Aécio também fez um aceno à
união, embora não tenha se referido diretamente a Marina Silva — e nem seria o
caso. Disse: “A minha primeira constatação é que este sentimento de mudança
amplamente presente no Brasil foi vitorioso no primeiro turno. Os candidatos de
oposição somados foram vitoriosos, tiveram a maioria dos votos. E é isso que
nós temos que buscar agora no segundo turno. Eu me sinto extremamente honrado
em ser o representante desse sentimento nessas três semanas que nos separam da
eleição”, afirmou.
O tucano mandou a mensagem
também a Pernambuco, que votou esmagadoramente com Marina e elegeu um senador
do PSB: “A ele [Eduardo Campos], aos seus ideais e aos seus sonhos também, a
minha reverência. E nós saberemos transformá-los em realidade. Portanto, é hora
de unirmos as forças. A minha candidatura não é mais a candidatura de um
partido político ou de um conjunto de alianças. É um sentimento mais puro de
todos os brasileiros que ainda têm capacidade de se indignar, mas
principalmente a capacidade de sonhar”.
Aécio sabia bem, enquanto
falava, que, mesmo no PSDB, ele chegou a ser, num dado momento, um dos poucos
que ainda acreditavam. Não tergiversou em nenhum momento, não fraquejou, não
desanimou. Enfrentou, sim, Marina Silva — afinal, havia uma única vaga em disputa
no segundo turno, mas foi um confronto leal.
Dilma Rousseff, a
presidente-candidata do PT, certamente surpresa — com o seu desempenho bem
abaixo do que indicavam as pesquisas, e com o de Aécio bem acima —, foi a que
transmitiu mais tensão no discurso, no tom e na aparência. Mesmo no que deveria
ser uma fala de agradecimento, percebeu-se, mais uma vez, a pregação do medo.

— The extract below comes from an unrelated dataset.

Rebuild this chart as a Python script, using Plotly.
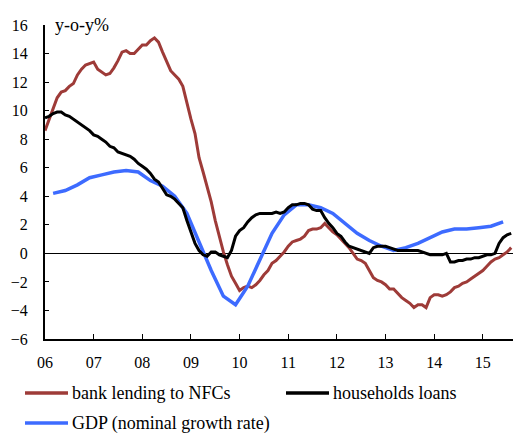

Disse: “O povo brasileiro não quer de volta o que nós podemos chamar de
fantasmas do passado, que quebraram esse país três vezes, com juros que
chegaram a 45%, desemprego massivo, arrocho salarial e jamais promoveram,
quando tiveram a oportunidade, políticas de inclusão social e redução da
desigualdade”.
Bem, o Brasil não quebrou três
vezes; o aumento real de salário mínimo foi maior nos governos FHC do que no da
própria Dilma, e o controle da inflação significou, com o Plano Real, uma das
medidas mais efetivas em favor da inclusão social de que se têm notícia. Mas
não me estenderei sobre isso agora. O que foi verdadeiramente notável no
discurso da presidente foi a promessa de que ela fará um governo diferente.
Insistiu muito que será uma gestão nova, com ideias novas e pessoas novas.
Chegou a afirmar que entendeu o recado das urnas. Ou por outra: Dilma prometeu
que, se reeleita, não dará continuidade ao governo… Dilma!
Já deu para sentir o que vem
por aí. Aécio, com o possível apoio de Marina, tentará fazer uma disputa sobre
o futuro do país, e Dilma insistirá em travar uma batalha de versões sobre o
passado. O eleitor terá de optar entre os discursos progressista e reacionário.